Energy Companies Should Recruit Where Google Does
It’s no secret that in this day and age, competition for tech talent is fierce. And often times, oil and gas companies are losing out to tech companies like Google.
Perhaps oil and gas should take a page out of tech’s playbook.
“When you try to attract today’s workforce with the choices they have, they can look at energy very easily and say, ‘oh, that’s a dirty, nasty business that hurts the environment,’” Aaron Sobel, vice president of human resources and administration and CHRO for Diamond Offshore said during the WorkforceNEXT Energy Summit in Houston recently. “The first thing energy companies should consider when sourcing talent is going to where companies are at 4.0 and closer to recruit talent.”

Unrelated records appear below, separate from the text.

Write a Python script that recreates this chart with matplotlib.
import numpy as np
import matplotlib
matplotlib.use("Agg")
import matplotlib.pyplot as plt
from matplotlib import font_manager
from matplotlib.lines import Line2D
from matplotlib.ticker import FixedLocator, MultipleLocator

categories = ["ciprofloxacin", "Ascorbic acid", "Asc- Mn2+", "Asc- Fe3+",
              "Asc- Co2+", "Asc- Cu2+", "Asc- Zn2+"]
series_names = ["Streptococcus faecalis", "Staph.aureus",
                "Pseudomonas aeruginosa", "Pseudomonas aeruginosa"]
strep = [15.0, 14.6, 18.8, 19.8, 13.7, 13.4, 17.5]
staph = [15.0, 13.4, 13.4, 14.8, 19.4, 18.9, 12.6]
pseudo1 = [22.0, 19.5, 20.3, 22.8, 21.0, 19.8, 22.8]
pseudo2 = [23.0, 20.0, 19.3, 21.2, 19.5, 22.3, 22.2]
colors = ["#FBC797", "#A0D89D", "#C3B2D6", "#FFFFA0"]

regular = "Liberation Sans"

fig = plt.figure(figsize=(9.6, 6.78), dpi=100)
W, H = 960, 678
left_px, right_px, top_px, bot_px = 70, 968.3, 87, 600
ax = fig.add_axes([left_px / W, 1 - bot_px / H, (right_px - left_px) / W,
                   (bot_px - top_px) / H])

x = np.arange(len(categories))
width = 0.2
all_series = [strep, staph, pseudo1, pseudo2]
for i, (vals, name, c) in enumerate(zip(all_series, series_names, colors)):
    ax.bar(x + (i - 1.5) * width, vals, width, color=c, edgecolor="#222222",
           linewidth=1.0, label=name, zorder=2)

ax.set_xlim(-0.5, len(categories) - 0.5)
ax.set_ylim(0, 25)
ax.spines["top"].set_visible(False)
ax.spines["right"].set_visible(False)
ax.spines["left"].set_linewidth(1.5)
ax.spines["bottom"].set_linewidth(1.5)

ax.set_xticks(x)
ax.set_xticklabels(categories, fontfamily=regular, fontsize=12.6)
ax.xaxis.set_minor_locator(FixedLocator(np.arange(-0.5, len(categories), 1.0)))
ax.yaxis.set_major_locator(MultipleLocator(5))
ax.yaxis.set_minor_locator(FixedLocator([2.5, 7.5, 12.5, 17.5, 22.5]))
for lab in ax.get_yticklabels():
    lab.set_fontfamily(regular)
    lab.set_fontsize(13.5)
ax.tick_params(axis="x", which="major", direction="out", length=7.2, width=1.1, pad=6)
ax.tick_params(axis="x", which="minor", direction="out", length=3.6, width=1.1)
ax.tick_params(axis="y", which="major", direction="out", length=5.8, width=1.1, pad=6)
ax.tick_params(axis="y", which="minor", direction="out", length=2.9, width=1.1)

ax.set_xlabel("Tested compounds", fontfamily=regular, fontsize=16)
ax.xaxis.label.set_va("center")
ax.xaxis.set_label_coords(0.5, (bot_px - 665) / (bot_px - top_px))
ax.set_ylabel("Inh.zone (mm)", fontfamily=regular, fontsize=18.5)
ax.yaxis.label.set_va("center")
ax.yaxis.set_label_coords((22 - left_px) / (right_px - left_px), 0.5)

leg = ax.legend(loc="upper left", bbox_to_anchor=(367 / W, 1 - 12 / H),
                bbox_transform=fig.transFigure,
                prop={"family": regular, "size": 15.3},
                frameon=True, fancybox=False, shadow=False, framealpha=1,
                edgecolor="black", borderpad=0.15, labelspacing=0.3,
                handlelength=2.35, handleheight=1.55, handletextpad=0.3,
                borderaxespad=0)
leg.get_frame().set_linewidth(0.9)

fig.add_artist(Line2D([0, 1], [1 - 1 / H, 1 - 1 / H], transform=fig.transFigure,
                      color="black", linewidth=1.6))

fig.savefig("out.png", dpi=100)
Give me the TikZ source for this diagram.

Sobel said energy companies should go to the sources that already exist who think like the workers they’re seeking.
It would also help to think of the industry in other ways besides a commoditized business, noting that the industry could better be marketed as having exciting challenges that the next generation of workers can solve.
Promoting a better work-life balance could also help, Sobel said.
“The reality is the workforce that we have coming in now and tomorrow won’t accept those long hours. We need to meet employees better where they are in their work-life balance,” he said. “That means flexible work hours, maternal/paternal leave … those are the kinds of things that are going to attract and help retain talent in the industry.”
“And guess who does that well today? The tech industry.”
Energy Needs a Better Story
Energy is competing with the rest of the world for talent, so that requires energy companies to put themselves on the same stage as non-energy companies, said Bob Newhouse, vice president, talent development for KBR, Inc.
And part of that is through telling stories and sharing experiences.
“We’re working on our employee stories. It’s not enough for us as a company to tell you what it’s like to work here … we went and asked our employees,” said Newhouse. “We began to collect them and let the employees tell their stories. They are compelling and genuine.”
Pink Petro CEO Katie Mehnert added that the way people connect to the meaningful work the energy industry does is through its stories.
“The trend I see is that people want to share their stories and be authentic doing so,” Mehnert said.
“We don’t do a good job of telling our story sometimes,” added Newhouse. “We have to highlight the complexities, challenges and the opportunities that exist in energy.”